- WHAT IS BEING ASKED
Exactly and only the lines from the first entry through the line with "var binEdges = d3.range(0, 20.01, 0.5);" should be copied, both ends included, with no pictures.

- EXTRACTED ENTRIES
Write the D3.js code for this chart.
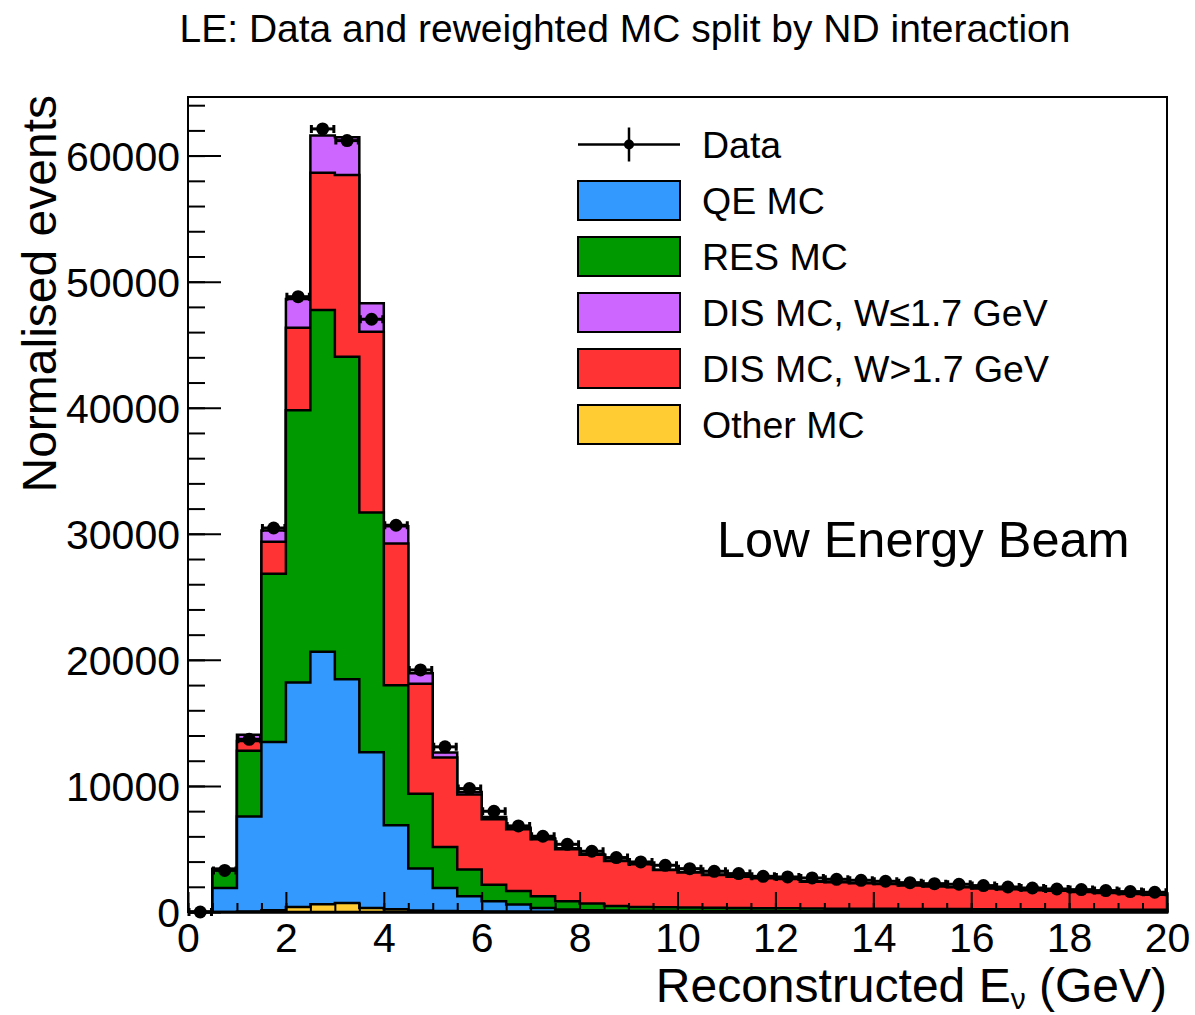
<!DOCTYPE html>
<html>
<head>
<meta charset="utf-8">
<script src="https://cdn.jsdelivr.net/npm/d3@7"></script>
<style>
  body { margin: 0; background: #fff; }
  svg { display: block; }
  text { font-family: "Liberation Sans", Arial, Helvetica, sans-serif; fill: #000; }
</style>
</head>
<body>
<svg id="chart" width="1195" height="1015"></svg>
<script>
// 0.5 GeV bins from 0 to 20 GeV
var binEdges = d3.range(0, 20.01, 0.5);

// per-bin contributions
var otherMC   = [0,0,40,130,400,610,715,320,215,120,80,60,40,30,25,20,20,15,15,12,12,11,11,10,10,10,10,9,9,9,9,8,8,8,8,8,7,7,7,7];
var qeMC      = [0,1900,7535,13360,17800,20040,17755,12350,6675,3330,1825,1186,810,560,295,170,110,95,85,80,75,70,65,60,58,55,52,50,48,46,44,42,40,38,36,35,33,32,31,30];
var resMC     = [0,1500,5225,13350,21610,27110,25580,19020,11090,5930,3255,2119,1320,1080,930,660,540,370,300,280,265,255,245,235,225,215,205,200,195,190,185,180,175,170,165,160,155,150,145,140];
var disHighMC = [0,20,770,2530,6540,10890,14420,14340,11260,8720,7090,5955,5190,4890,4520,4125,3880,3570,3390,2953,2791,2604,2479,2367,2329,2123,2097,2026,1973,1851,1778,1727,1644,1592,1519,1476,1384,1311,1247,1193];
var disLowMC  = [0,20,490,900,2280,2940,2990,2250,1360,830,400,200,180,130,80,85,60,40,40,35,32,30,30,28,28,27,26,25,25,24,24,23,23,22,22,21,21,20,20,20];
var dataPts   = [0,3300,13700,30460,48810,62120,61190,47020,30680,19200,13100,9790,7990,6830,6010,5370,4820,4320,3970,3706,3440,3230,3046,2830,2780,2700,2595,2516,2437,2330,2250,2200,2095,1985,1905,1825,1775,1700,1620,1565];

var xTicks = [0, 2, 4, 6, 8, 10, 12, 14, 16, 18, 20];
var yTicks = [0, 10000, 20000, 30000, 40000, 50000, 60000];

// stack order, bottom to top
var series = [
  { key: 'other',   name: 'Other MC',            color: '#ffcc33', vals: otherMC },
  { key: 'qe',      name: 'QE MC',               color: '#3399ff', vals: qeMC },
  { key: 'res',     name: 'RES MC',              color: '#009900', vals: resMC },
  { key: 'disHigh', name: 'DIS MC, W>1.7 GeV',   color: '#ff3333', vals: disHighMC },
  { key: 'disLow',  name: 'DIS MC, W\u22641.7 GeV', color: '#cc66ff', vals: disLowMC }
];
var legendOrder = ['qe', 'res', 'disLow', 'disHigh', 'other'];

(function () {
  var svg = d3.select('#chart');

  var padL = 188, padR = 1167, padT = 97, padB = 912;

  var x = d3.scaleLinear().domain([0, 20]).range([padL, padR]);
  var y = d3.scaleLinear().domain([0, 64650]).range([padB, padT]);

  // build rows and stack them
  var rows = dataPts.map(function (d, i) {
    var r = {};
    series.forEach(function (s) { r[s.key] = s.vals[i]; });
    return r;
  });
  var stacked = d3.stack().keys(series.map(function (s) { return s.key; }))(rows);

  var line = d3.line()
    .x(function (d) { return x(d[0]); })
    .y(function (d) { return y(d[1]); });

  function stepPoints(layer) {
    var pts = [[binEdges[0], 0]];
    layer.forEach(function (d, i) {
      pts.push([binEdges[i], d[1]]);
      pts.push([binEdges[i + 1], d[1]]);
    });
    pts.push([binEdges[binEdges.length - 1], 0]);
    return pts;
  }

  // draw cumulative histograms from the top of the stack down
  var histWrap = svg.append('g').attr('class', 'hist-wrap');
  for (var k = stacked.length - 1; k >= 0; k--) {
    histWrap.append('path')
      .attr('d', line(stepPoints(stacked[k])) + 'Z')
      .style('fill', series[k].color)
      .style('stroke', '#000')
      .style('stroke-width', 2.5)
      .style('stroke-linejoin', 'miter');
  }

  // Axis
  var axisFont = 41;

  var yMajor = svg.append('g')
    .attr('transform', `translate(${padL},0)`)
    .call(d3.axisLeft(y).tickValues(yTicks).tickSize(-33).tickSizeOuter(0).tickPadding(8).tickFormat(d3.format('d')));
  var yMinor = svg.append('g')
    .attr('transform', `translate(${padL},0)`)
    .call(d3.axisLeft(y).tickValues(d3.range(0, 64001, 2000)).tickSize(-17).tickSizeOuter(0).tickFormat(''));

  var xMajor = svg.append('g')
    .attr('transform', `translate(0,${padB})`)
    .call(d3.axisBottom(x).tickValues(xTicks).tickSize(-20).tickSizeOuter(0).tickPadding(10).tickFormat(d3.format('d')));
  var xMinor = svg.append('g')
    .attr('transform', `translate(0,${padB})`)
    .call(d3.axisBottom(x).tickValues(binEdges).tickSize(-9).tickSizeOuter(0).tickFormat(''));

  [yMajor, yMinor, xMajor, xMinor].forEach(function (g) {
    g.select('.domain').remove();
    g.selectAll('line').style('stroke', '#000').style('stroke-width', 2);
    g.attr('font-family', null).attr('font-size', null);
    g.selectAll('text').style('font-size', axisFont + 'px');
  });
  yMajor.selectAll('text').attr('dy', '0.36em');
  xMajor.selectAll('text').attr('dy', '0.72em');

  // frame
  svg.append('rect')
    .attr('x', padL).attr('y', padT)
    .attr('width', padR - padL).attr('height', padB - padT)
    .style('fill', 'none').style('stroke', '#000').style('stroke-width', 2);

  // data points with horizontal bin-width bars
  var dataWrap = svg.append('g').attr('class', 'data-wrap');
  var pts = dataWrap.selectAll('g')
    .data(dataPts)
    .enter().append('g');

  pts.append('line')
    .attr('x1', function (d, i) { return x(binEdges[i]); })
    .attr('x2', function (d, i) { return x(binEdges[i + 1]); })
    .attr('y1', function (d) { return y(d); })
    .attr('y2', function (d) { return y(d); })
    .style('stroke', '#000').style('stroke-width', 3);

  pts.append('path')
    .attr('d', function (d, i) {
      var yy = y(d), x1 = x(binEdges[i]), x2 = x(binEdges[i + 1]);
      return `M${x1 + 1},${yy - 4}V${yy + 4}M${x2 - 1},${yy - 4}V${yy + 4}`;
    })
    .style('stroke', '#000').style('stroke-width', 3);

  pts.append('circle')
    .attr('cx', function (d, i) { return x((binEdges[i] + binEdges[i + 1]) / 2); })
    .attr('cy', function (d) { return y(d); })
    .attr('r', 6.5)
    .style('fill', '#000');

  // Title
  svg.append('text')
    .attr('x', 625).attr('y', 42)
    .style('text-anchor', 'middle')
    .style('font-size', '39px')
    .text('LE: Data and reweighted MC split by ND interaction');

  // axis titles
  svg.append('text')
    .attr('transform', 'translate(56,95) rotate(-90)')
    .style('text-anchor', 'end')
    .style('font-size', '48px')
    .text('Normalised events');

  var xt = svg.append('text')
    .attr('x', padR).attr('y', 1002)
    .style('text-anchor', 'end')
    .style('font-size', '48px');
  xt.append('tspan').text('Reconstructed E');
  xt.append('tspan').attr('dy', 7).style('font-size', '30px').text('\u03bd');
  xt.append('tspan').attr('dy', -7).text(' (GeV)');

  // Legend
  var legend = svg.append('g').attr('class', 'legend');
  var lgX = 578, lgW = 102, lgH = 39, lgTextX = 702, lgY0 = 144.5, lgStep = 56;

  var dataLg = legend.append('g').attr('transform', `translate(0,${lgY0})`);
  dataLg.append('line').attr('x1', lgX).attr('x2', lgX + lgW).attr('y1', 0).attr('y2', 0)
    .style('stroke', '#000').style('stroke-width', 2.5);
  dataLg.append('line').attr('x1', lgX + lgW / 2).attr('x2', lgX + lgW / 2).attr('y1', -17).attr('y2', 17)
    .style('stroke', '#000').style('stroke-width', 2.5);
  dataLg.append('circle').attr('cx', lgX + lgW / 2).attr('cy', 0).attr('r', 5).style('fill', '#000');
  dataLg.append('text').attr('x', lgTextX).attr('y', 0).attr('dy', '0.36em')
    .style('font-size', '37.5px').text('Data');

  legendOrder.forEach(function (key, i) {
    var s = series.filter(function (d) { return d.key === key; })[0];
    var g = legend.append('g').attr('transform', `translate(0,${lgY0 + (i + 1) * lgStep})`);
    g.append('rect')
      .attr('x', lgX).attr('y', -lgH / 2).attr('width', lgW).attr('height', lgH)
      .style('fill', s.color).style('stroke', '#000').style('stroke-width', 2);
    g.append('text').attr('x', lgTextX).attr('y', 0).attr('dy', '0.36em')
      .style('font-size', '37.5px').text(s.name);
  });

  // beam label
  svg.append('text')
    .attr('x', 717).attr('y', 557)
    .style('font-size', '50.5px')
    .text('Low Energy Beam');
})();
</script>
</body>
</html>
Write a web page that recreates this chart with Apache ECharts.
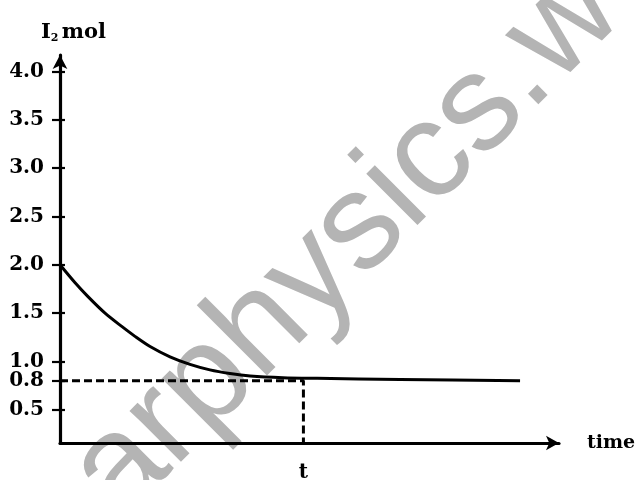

- RESPONSE
Write the D3.js code for this chart.
<!DOCTYPE html>
<html>
<head>
<meta charset="utf-8">
<script src="https://cdn.jsdelivr.net/npm/d3@7"></script>
<style>
  body { margin: 0; background: #fff; }
  svg { display: block; }
  text { font-family: "Liberation Sans", Arial, Helvetica, sans-serif; fill: #000; }
</style>
</head>
<body>
<svg id="chart" width="1195" height="1015"></svg>
<script>
// 0.5 GeV bins from 0 to 20 GeV
var binEdges = d3.range(0, 20.01, 0.5);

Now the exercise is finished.